[Met Performance] CID:314140
Tosca {758} Metropolitan Opera House: 10/12/1993.


Metropolitan Opera House
October 12, 1993

TOSCA {758}

Tosca...................Maria Guleghina
Cavaradossi.............Emil Ivanov
Scarpia.................Sherrill Milnes
Sacristan...............François Loup
Spoletta................Charles Anthony
Angelotti...............Herbert Perry
Sciarrone...............Bradley Garvin
Shepherd................Franz Musial-Aderer
Jailer..................LeRoy Lehr

Conductor...............Julius Rudel

Review of Bruce Michael Gelbert in the New York Native

Troubled Tosca
Sherrill Milnes made his Scarpia a chilling, menacing chief of police

During the first weeks of the new Metropolitan Opera season, performances of Giacomo Puccini's popular "Tosca" featured Ukranian-born soprano Maria Guleghina, who made such a strong impression in the Kirov Opera's "Queen of Spades" here in the summer of 1992. A youthful, impetuous, and volatile Tosca, Guleghina displayed the remembered full, pure, and dusky middle range in "Non la sospiri la nostra casetta" in Act One. High C, in Acts Two and Three, however, sometimes eluded her grasp. If she came perilously close to silent movie-style cringing and contorting, as she suffered along with Cavaradossi's torments and evaded Scarpia's unwelcome attentions, she aptly alternated fire and despair in early confrontations with the manipulative police chief and exuded power and assurance when she demanded the safe conduct and, later, told her lover of the murder she had committed.

In his "Recondita armonia" Emil Ivanov, from Rome, as Cavaradossi, disclosed a constricted low range and thin or pressured and spread upper register. Although he and Guleghina failed to generate much heat in the Act One love duet, the tenor soon brought passion to his fulminations against Scarpia in the scene with Angelotti. He capped this exchange, though, with a scrappy high B and parted company with conductor Julius Rudel during his exit music. While Ivanov's cry of "Vittoria, Vittoria" boasted raw power and "E lucevan le stele" did not want for feeling, both were short on polish. In his favor, this Cavaradossi, listlessly echoing Tosca's "Libere" and "Via pel mar," evinced little belief that he would leave prison alive and only humored Tosca as she planned their future.

Belying an elegant appearance, Sherrill Milnes made his Scarpia a chilling, menacing chief of police from the start. He was suitably unctuous when he greeted Tosca and worked hard to hold audience attention as masses of worshipers and procession participants gathered at the end of Act One. Despite a seriously worn instrument, Miles was riveting in Act Two when there were fewer distractions. François Loup, as the Sacristan, was fittingly fussy, grumpy, jolly and cowering by turns. Herbert Perry was the exceptionally expressive and resonant Angelotti and dependable veteran Charles Anthony played Spoletta.

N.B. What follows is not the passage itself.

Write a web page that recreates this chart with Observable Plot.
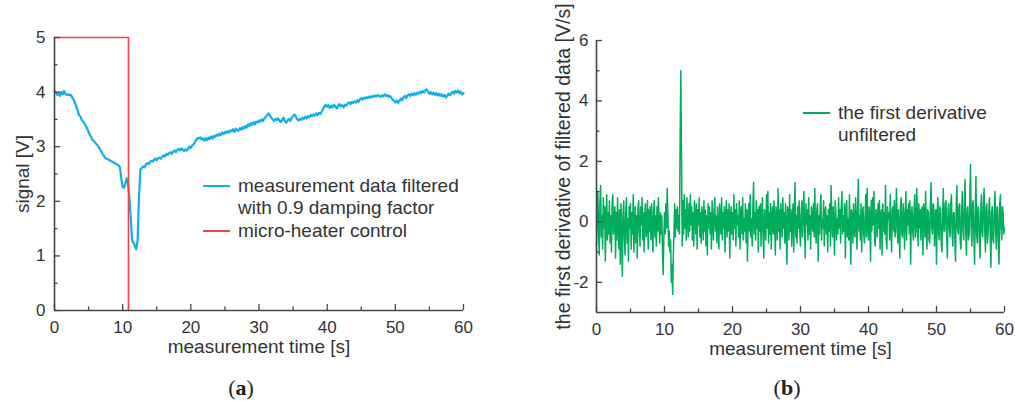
<!DOCTYPE html>
<html><head><meta charset="utf-8">
<script src="https://cdn.jsdelivr.net/npm/d3@7"></script>
<script src="https://cdn.jsdelivr.net/npm/@observablehq/plot@0.6"></script>
<style>
body{margin:0;background:#fff;}
#wrap{position:relative;width:1015px;height:401px;overflow:hidden;font-family:"Liberation Sans",Arial,sans-serif;color:#333;}
.chart{position:absolute;top:0;}
.leg{position:absolute;font-size:19px;line-height:22.5px;color:#333;white-space:nowrap;}
.sw{position:absolute;width:27px;height:0;border-top:2px solid;}
.cap{position:absolute;font-family:"Liberation Serif","DejaVu Serif",serif;font-size:22px;line-height:24px;transform:translateX(-50%);color:#222;}
</style></head><body><div id="wrap"></div>
<script>
// sampling steps (s)
const signalStep = 0.2;
const derivStep = 0.1;
// (a) measurement data filtered with 0.9 damping factor [V], one row = 2 s
const signal = [
 4.02,3.99,3.95,3.97,3.93,4.00,3.96,4.02,3.97,3.95,
 3.96,3.94,3.95,3.90,3.86,3.80,3.74,3.66,3.58,3.55,
 3.49,3.46,3.42,3.38,3.33,3.27,3.21,3.17,3.12,3.10,
 3.07,3.04,3.01,2.97,2.93,2.88,2.84,2.80,2.78,2.77,
 2.76,2.74,2.73,2.72,2.70,2.69,2.67,2.66,2.62,2.42,
 2.26,2.25,2.33,2.42,2.30,2.05,1.65,1.28,1.24,1.18,
 1.12,1.30,2.10,2.58,2.61,2.64,2.62,2.67,2.70,2.68,
 2.72,2.74,2.73,2.76,2.78,2.75,2.79,2.80,2.78,2.82,
 2.84,2.82,2.87,2.85,2.88,2.90,2.87,2.91,2.93,2.90,
 2.94,2.96,2.93,2.97,2.95,2.92,2.95,2.93,2.96,3.00,
 2.98,3.02,3.04,3.08,3.13,3.16,3.15,3.17,3.13,3.15,
 3.11,3.16,3.12,3.17,3.14,3.19,3.15,3.20,3.18,3.22,
 3.20,3.24,3.21,3.26,3.23,3.27,3.25,3.29,3.26,3.30,
 3.28,3.32,3.27,3.33,3.30,3.29,3.34,3.31,3.36,3.33,
 3.38,3.35,3.41,3.38,3.43,3.40,3.45,3.41,3.46,3.44,
 3.48,3.46,3.50,3.47,3.52,3.55,3.58,3.61,3.57,3.53,
 3.50,3.47,3.51,3.49,3.52,3.48,3.45,3.49,3.53,3.47,
 3.44,3.48,3.51,3.47,3.53,3.56,3.59,3.55,3.50,3.48,
 3.51,3.49,3.53,3.51,3.55,3.52,3.56,3.54,3.58,3.56,
 3.59,3.57,3.61,3.58,3.62,3.60,3.64,3.69,3.74,3.77,
 3.73,3.76,3.71,3.75,3.72,3.77,3.74,3.70,3.75,3.78,
 3.74,3.76,3.72,3.77,3.75,3.79,3.81,3.78,3.82,3.80,
 3.83,3.81,3.85,3.82,3.87,3.89,3.86,3.90,3.88,3.91,
 3.89,3.92,3.90,3.93,3.91,3.94,3.92,3.95,3.93,3.91,
 3.94,3.92,3.96,3.93,3.95,3.91,3.93,3.90,3.86,3.84,
 3.81,3.85,3.80,3.84,3.88,3.85,3.90,3.93,3.89,3.94,
 3.96,3.93,3.97,3.94,3.98,3.95,3.99,3.97,4.01,3.98,
 4.02,3.99,4.03,4.05,4.01,3.97,4.00,3.96,3.99,3.95,
 3.98,3.94,3.97,3.93,3.96,3.92,3.95,3.90,3.93,3.97,
 3.94,3.98,4.01,3.97,4.02,3.99,4.03,3.98,4.01,3.96,
 3.98
];
// (a) micro-heater control
const heaterTime = [0, 10.85, 10.85];
const heaterValue = [5, 5, 0];
// (b) the first derivative, unfiltered [V/s], one row = 2 s
const derivative = [
 -0.8,0.4,1.0,-0.3,-1.1,0.6,1.2,-0.5,0.2,-0.9,0.8,-0.2,0.5,-1.3,0.1,0.9,-0.6,0.3,-0.4,0.7,
 -0.7,0.2,-1.0,0.6,0.9,-0.4,-0.1,0.5,-1.2,0.3,-0.6,0.8,-0.2,-0.9,0.4,-1.4,0.6,-0.3,-1.8,0.2,
 0.7,-0.5,-1.1,0.3,0.8,-0.7,0.1,-1.3,0.5,-0.2,0.6,-0.9,0.3,-0.4,0.9,-1.0,-0.2,0.5,-0.7,0.2,
 -1.2,0.4,0.7,-0.3,-0.8,0.5,-0.1,0.8,-0.6,0.3,-1.0,0.2,0.6,-0.5,-0.2,0.7,-0.9,0.4,-0.3,0.5,
 -0.6,0.6,-0.2,-1.0,0.4,0.7,-0.5,0.2,-0.8,0.5,-0.3,0.8,-0.1,-0.7,0.3,-0.4,0.2,-0.9,-1.75,-0.6,
 0.3,-0.4,0.6,-0.2,1.1,0.2,-0.8,-0.3,-1.0,-0.6,-2.0,-1.4,-2.4,-1.1,-0.3,0.6,-0.5,0.4,-0.2,0.5,
 -0.3,0.2,-0.4,2.8,5.0,2.2,-0.8,0.7,-0.4,0.9,-0.2,0.4,-0.6,0.8,0.1,-0.5,0.6,-0.3,0.9,-0.1,
 0.5,-0.6,0.3,-0.8,0.7,0.2,-0.4,0.6,-0.9,0.4,-0.1,0.8,-0.5,0.3,-0.7,0.5,0.1,-0.6,0.7,-0.3,
 0.4,-0.8,0.2,-1.1,0.6,-0.2,0.5,-0.4,0.3,-0.9,0.7,-0.1,-0.6,0.4,0.8,-0.3,0.2,-0.7,0.5,-0.2,
 -0.9,0.6,0.1,-0.4,0.8,-0.6,0.3,-0.2,0.5,-1.0,0.2,0.7,-0.5,0.4,-0.3,0.6,-1.2,0.1,0.5,-0.4,
 0.3,-0.6,0.9,-0.2,0.4,-0.8,0.6,-0.1,0.2,-0.5,0.7,-0.9,0.3,0.5,-0.4,0.8,-0.6,0.1,-0.3,0.6,
 -0.7,0.4,-1.3,0.2,0.6,-0.3,0.9,-0.5,0.1,-0.8,0.5,1.3,-0.4,0.3,-0.6,0.7,-0.2,0.4,-1.0,0.5,
 -0.3,0.6,-0.8,0.2,0.8,-0.5,-1.2,0.4,0.1,-0.6,0.9,-0.2,1.0,-0.7,0.3,-0.4,0.6,-0.9,0.2,0.5,
 -0.4,0.7,-0.1,-1.1,0.5,0.2,-0.6,1.1,-0.3,0.4,-0.9,0.6,0.1,-0.5,0.8,-0.2,0.3,-0.7,0.6,-0.3,
 -1.4,0.5,0.2,-0.6,0.9,-0.3,0.4,-0.8,0.1,0.6,-1.0,0.3,1.3,-0.5,0.2,-0.7,0.5,-0.2,0.7,-0.4,
 -0.8,0.3,0.7,-0.5,0.2,1.0,-0.3,-1.2,0.6,-0.1,0.4,-0.6,0.8,-0.4,0.2,-0.9,0.5,0.1,-0.3,0.6,
 -0.5,1.1,-0.2,-0.7,0.4,0.6,-1.3,0.2,-0.4,0.5,0.9,-0.6,0.1,-0.2,0.7,-0.8,0.3,0.5,-0.4,0.2,
 -1.0,0.4,-0.3,0.6,-0.8,1.2,0.2,-0.5,0.5,-0.1,-1.1,0.7,0.3,-0.6,0.1,-0.4,0.8,-0.2,0.4,-0.7,
 0.5,1.0,-0.4,0.2,-0.3,0.6,-1.2,0.3,0.7,-0.5,0.1,-0.6,0.9,-0.2,-1.4,0.4,0.2,-0.7,0.6,-0.3,
 -0.5,0.8,0.1,-0.9,0.4,1.4,-0.3,0.2,-0.6,0.6,-1.0,0.3,0.5,-0.4,-0.7,0.2,0.9,-0.5,1.1,-0.2,
 -0.6,0.5,0.2,-1.3,0.7,-0.3,0.8,-0.1,1.0,-0.6,-0.8,0.4,0.3,-0.5,0.6,-0.2,0.7,-0.9,0.2,0.4,
 -1.1,0.6,-0.3,0.3,-0.4,1.2,-0.6,-0.9,0.5,0.1,0.3,-0.6,0.9,-0.2,-1.0,0.4,0.5,-0.3,0.7,-0.5,
 -0.3,1.1,0.2,-0.7,0.4,-0.2,-1.2,0.5,0.8,-0.4,-0.5,0.6,0.2,-0.9,0.3,1.0,-0.6,0.4,-0.1,0.6,
 -0.4,0.7,-1.4,0.2,0.5,-0.3,-0.6,0.4,0.9,-0.5,-0.3,1.1,0.1,-0.8,0.6,-0.2,0.4,-0.6,0.3,0.5,
 -1.1,0.6,0.2,-0.5,1.0,-0.3,-0.9,0.4,0.3,-0.6,-0.7,0.5,1.3,-0.2,-0.4,0.6,0.5,-0.8,0.2,0.4,
 -1.4,0.3,0.8,-0.4,-0.6,0.5,0.4,-0.7,-1.0,0.2,1.1,-0.3,-0.3,0.6,0.7,-0.5,-1.2,0.4,0.6,-0.2,
 -0.5,0.6,0.9,-0.4,-0.8,0.3,0.3,-0.6,-1.3,0.5,1.2,-0.2,-0.4,0.5,0.6,-0.7,-0.9,0.4,1.0,-0.3,
 -0.6,0.5,1.4,-0.3,-1.1,0.4,0.5,-0.6,-0.4,0.7,1.9,-0.2,-0.8,0.6,0.7,-0.5,-1.4,0.3,1.5,-0.4,
 -0.7,0.5,0.4,-0.6,-1.2,0.3,0.9,-0.4,-0.5,0.6,1.1,-0.3,-1.0,0.5,0.6,-0.7,-0.3,0.4,0.8,-0.5,
 -1.5,0.3,0.5,-0.6,-0.7,0.4,1.0,-0.3,-0.9,0.5,0.4,-0.8,-1.4,0.6,0.9,-0.2,-0.6,0.5,0.3,-0.4,
 -0.2
];
// tick values
const xMajor = [0,10,20,30,40,50,60];
const xMinor = [5,15,25,35,45,55];
const yMajorA = [0,1,2,3,4,5];
const yMinorA = [0.5,1.5,2.5,3.5,4.5];
const yMajorB = [-2,0,2,4,6];
const yMinorB = [-1,1,3,5];

const signalData = signal.map((v,i)=>({t:+(i*signalStep).toFixed(2), v}));
const derivData = derivative.map((v,i)=>({t:+(i*derivStep).toFixed(2), v}));
const heaterData = heaterTime.map((t,i)=>({t, v:heaterValue[i]}));

const AX = "#444";
const TXT = "#333";
const fmt = d => String(d);
function axes({W,H,m,xDom,yDom,yMaj,yMin,yLabel,yLabelDx,yLabelDy,yLabelSize,yPad}){
  const iw = W - m.l - m.r, ih = H - m.t - m.b;
  return [
    Plot.tickX(xMajor,{x:d=>d, insetTop: ih-6, stroke:AX, strokeWidth:1.3}),
    Plot.tickX(xMinor,{x:d=>d, insetTop: ih-3.5, stroke:AX, strokeWidth:1.3}),
    Plot.tickY(yMaj,{y:d=>d, insetRight: iw-6, stroke:AX, strokeWidth:1.3}),
    Plot.tickY(yMin,{y:d=>d, insetRight: iw-3.5, stroke:AX, strokeWidth:1.3}),
    Plot.ruleX([xDom[0]],{stroke:AX, strokeWidth:1.6}),
    Plot.ruleY([yDom[0]],{stroke:AX, strokeWidth:1.6}),
    // tick labels
    Plot.text(xMajor,{x:d=>d, text:fmt, frameAnchor:"bottom", lineAnchor:"top", dy:10, fontSize:17, fill:TXT}),
    Plot.text(yMaj,{y:d=>d, text:fmt, frameAnchor:"left", textAnchor:"end", dx:-yPad, fontSize:17, fill:TXT}),
    // axis titles
    Plot.text(["measurement time [s]"],{frameAnchor:"bottom", textAnchor:"middle", dy:42, fontSize:19, fill:TXT}),
    Plot.text([yLabel],{frameAnchor:"left", textAnchor:"middle", rotate:-90, dx:yLabelDx, dy:yLabelDy, fontSize:yLabelSize, fill:TXT})
  ];
}

const mA = {t:37,r:27,b:91,l:54};
const chartA = Plot.plot({
  width:490, height:401,
  marginTop:mA.t, marginRight:mA.r, marginBottom:mA.b, marginLeft:mA.l,
  x:{domain:[0,60], axis:null}, y:{domain:[0,5], axis:null},
  style:{fontFamily:"Liberation Sans, Arial, sans-serif", fontSize:"17px", color:"#333", background:"transparent"},
  marks:[
    Plot.line(signalData,{x:"t", y:"v", stroke:"#12aee8", strokeWidth:2.2}),
    Plot.line(heaterData,{x:"t", y:"v", stroke:"#f2414b", strokeWidth:1.6}),
    ...axes({W:490,H:401,m:mA,xDom:[0,60],yDom:[0,5],yMaj:yMajorA,yMin:yMinorA,yLabel:"signal [V]",yLabelDx:-32,yLabelDy:0,yLabelSize:19,yPad:9})
  ]
});

const mB = {t:40,r:11,b:89,l:89};
const chartB = Plot.plot({
  width:508, height:401,
  marginTop:mB.t, marginRight:mB.r, marginBottom:mB.b, marginLeft:mB.l,
  x:{domain:[0,60], axis:null}, y:{domain:[-3,6], axis:null},
  style:{fontFamily:"Liberation Sans, Arial, sans-serif", fontSize:"17px", color:"#333", background:"transparent"},
  marks:[
    Plot.line(derivData,{x:"t", y:"v", stroke:"#00ad5c", strokeWidth:1.5}),
    ...axes({W:508,H:401,m:mB,xDom:[0,60],yDom:[-3,6],yMaj:yMajorB,yMin:yMinorB,yLabel:"the first derivative of filtered data [V/s]",yLabelDx:-33,yLabelDy:-10,yLabelSize:19.5,yPad:8})
  ]
});

const wrap = document.getElementById("wrap");
chartA.classList.add("chart"); chartA.style.left = "0px";
chartB.classList.add("chart"); chartB.style.left = "507px";
wrap.appendChild(chartA); wrap.appendChild(chartB);

function legend(x, y, color, lines){
  const sw = document.createElement("div");
  sw.className = "sw"; sw.style.left = x+"px"; sw.style.top = (y-1)+"px"; sw.style.borderColor = color;
  wrap.appendChild(sw);
  const tx = document.createElement("div");
  tx.className = "leg"; tx.style.left = (x+35)+"px"; tx.style.top = (y-11.25)+"px";
  tx.innerHTML = lines.join("<br>");
  wrap.appendChild(tx);
}
legend(203, 186, "#12aee8", ["measurement data filtered","with 0.9 damping factor"]);
legend(203, 231, "#f2414b", ["micro-heater control"]);
legend(803, 113, "#00ad5c", ["the first derivative","unfiltered"]);

function caption(x, letter){
  const c = document.createElement("div");
  c.className = "cap"; c.style.left = x+"px"; c.style.top = "376px";
  c.innerHTML = "(<b>"+letter+"</b>)";
  wrap.appendChild(c);
}
caption(241, "a");
caption(787, "b");
</script></body></html>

Rudel's reading of "Tosca" was on the slow side and the orchestral volume he elicited for "Vissi d'arte" made it anything but the moment of repose during the turbulence of Act Two that it should be.

Giving 'Tosca" in openly gay designer Franco Zeffirelli's opulent production, the Met has, this season, restored a gratuitous change of setting for "E lucevan." Courtesy of the stage elevator, we move indoors to Cavaradossi's prison cell, surrounded by massive columns, arches, and ancient debris.